Wo sehen Sie die Stärken des neuen Sportvorstandes?

Altegoer: Thomas Ernst verfügt über einen einwandfreien Charakter. Ich kenne ihn schon lange und weiß, dass er auch als Spieler bereits eine Vorbildfunktion ausgeübt hat. Er war beim VfL lange im Mannschaftsrat, und zwar auch dann, als er kein Stammspieler war. Das spricht für sich. Auf jeden Fall hat er die volle Unterstützung des Aufsichtsrates.

Also kann man der Beziehung Thomas Ernst/VfL Bochum eine lange Haltbarkeit prophezeien?

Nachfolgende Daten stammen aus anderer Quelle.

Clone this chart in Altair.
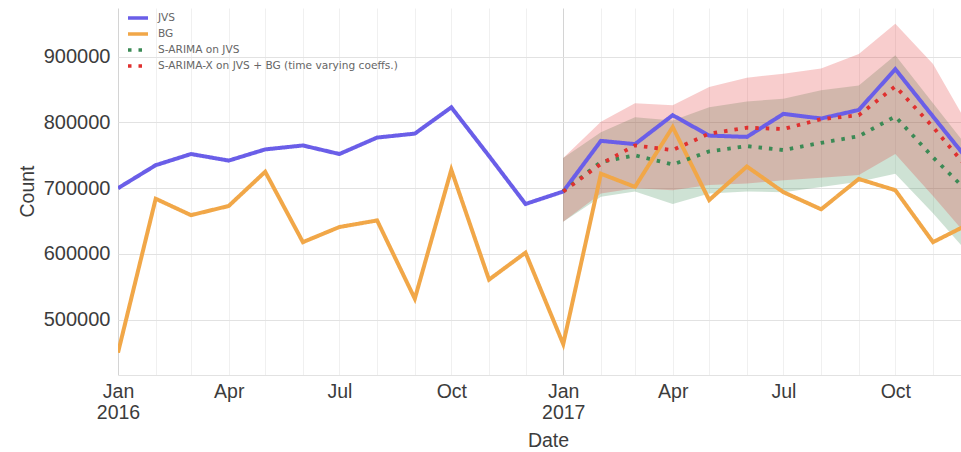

Altegoer: An meinem persönlichen Engagement können Sie doch sehen, wie viel Wert ich auf Langfristigkeit lege. Ein anderes Beispiel dafür ist Ansgar Schwenken, der ist seit 1996 dabei, oder auch die Trainer Toppmöller, Neururer und jetzt Koller. Trennungen sind immer schwer, man sollte ja auch das menschliche Schicksal dahinter sehen.

Paul Freier ist zurück in Bochum. Sie hatten sich vor vier Jahren nicht gerade im Guten getrennt - können Sie gut verzeihen?

Altegoer: Ich nehme es einem jungen Menschen nicht übel, wenn er den Verein verlässt, um anderswo mehr Geld zu verdienen. Wenn dieser junge Mann charakterlich in Ordnung ist, so wie Freier, dann macht es Spaß, wenn er wieder zurückkommt. Ich halte ihn für einen Typen, der sehr geradeaus ist.

Zum Abschluss ein kurzer Ausblick - was würden Sie gerne mit dem VfL Bochum noch erleben?

Altegoer: Nie wieder Abstiegssorgen, Ausreißer nach oben sind erwünscht. Und einmal den DFB-Pokal gewinnen.